DEVELOPMENT OF BIBLE RELIGION

FOREWORD TO PART III

In this division of the study we turn to our central theme, the social process through which the religion of the Bible came into the world.

CHAPTER IX

GENERAL CONDITIONS OF THE DEVELOPMENT

The religion of the Hebrews acquired its distinctive character through a long struggle.-The religion of the Bible was born amid a great warfare. The Hebrew nation was the arena of a mighty struggle whose echoes have resounded through the ages. When we go behind the scenes, and begin to consider the circumstances amid which, and through which, the Bible religion came into the world, we are thrown back upon a local, definite, concrete situation of great interest. Yahweh emerges into distinction through a struggle against the Baal-worship which was derived from the Amorite side of the nation's ancestry. We do not connect him with warfare against Marduk of Babylon, or Amon of Egypt, or any other far-away deity. It is the Baal-idea that serves as the foil against which the Yahweh-idea takes on its distinctive character; and even in the New Testament period the opposition to Yahweh is condensed in Baal-zebub, the prince and leader of all the devils.

The Bible-idea of God arose in connection with social movements. Sociological study of the Bible is not concerned with the question how religion in general came into the world. It does not undertake to show how the idea of the gods arose. Suffice it to know that all the ancient peoples, including the Hebrews, actually did have gods and religions. Sociological study of the Bible sets out with the idea of the gods as one of its presuppositions one of the facts, or categories, to be taken for granted at the beginning of the discussion. Religion was in the world many ages before the Hebrew nation was

born. Our problem is not, How did religion arise? but, How did Bible religion arise?

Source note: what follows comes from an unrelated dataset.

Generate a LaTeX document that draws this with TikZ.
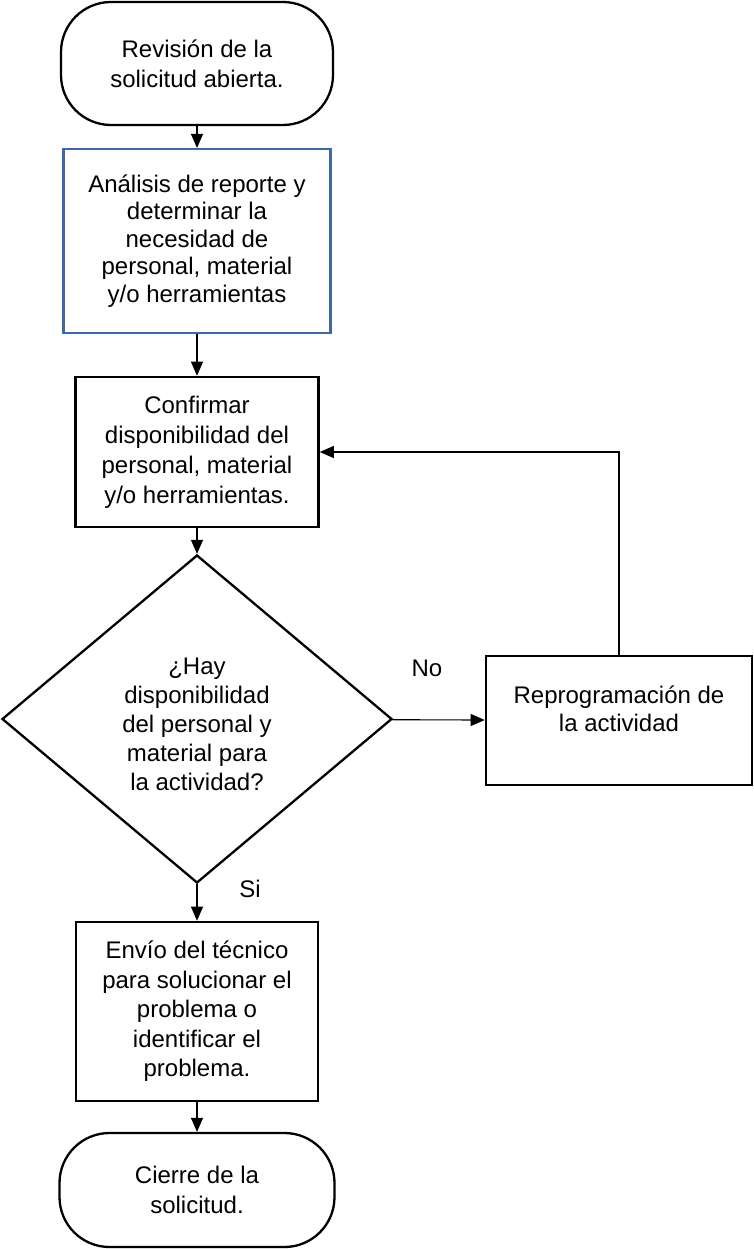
\documentclass[tikz,border=0pt]{standalone}
\usepackage{fontspec}
\setmainfont{Liberation Sans}
\usetikzlibrary{shapes.geometric,arrows.meta}
\definecolor{boxblue}{RGB}{62,104,168}
\tikzset{
  txt/.style={font=\fontsize{24}{30}\selectfont, align=center, inner sep=0pt},
  term/.style={txt, draw=black, line width=2.3pt, rounded corners=50pt},
  procbox/.style={txt, draw=black, line width=2.6pt},
  bluebox/.style={txt, draw=boxblue, line width=2.1pt},
  arr/.style={draw=black, line width=1.1pt, -{Triangle[width=12pt,length=14pt]}},
  lbl/.style={font=\fontsize{24}{30}\selectfont, inner sep=0pt}
}
\begin{document}
\begin{tikzpicture}[x=1pt,y=-1pt]
\useasboundingbox (0,0) rectangle (753,1249);
\node[term, minimum width=272pt, minimum height=123pt] (start) at (197,63.5) {Revisión de la\\solicitud abierta.};
\node[bluebox, minimum width=267pt, minimum height=184pt, font=\fontsize{24}{27.5}\selectfont] (analisis) at (197,241) {Análisis de reporte y\\determinar la\\necesidad de\\personal, material\\y/o herramientas};
\node[procbox, minimum width=243pt, minimum height=150pt] (confirmar) at (197,452) {Confirmar\\disponibilidad del\\personal, material\\y/o herramientas.};
\node[draw=black, line width=2.3pt, diamond, minimum width=390pt, minimum height=328pt, inner sep=0pt] (decision) at (197,719) {};
\node[txt, font=\fontsize{24}{29}\selectfont] (dectext) at (197,724) {¿Hay\\disponibilidad\\del personal y\\material para\\la actividad?};
\node[procbox, minimum width=266pt, minimum height=129pt] (reprog) at (619,720.5) {};
\node[txt, font=\fontsize{24}{28.5}\selectfont] (reprogtext) at (619,709) {Reprogramación de\\la actividad};
\node[procbox, minimum width=242pt, minimum height=179pt, font=\fontsize{24}{29.5}\selectfont] (envio) at (197,1011.5) {Envío del técnico\\para solucionar el\\problema o\\identificar el\\problema.};
\node[term, minimum width=275pt, minimum height=114pt] (fin) at (197,1190) {Cierre de la\\solicitud.};
\node[lbl] (nolbl) at (427,668) {No};
\node[lbl] (silbl) at (250,889) {Si};
\draw[arr] (start) -- (analisis);
\draw[arr] (analisis) -- (confirmar);
\draw[arr] (confirmar) -- (decision);
\draw[arr] (decision) -- (reprog);
\draw[arr] (reprog.north) |- (confirmar.east);
\draw[arr] (decision) -- (envio);
\draw[arr] (envio) -- (fin);
\end{tikzpicture}
\end{document}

This religion took form around the idea of "Yahweh." We shall never know how the worship of Yahweh first became current, any more than we can trace the steps by which the Greeks got the worship of Zeus, the Egyptians that of Osiris, or the Babylonians that of Marduk. But there is no evidence that the worship of Yahweh stood at first upon any different footing than did the other cults of the ancient world. To anticipate the argument, we shall see that the Bible religion came into existence by the sifting of ancient religious ideas through the peculiar national experience of the Hebrews. This national experience was unlike that of any other ancient people; and it set the Hebrew mind at work in channels different from those that opened before their contemporaries. We cannot, of course, box the truth within the compass of mere words and phrases. The terms "evolution" and "natural development" are attractive; but they do not solve the problem before us. The problem of the Bible is that of the connections between certain facts. What the facts are, we shall see in due course. The religion of the Bible took form gradually through a series of emergencies, or crises, in which the idea of Yahweh passed from stage to stage. The epochs in this process have left their marks in the Bible as clearly as the various geological periods have left their traces in the strata of the earth.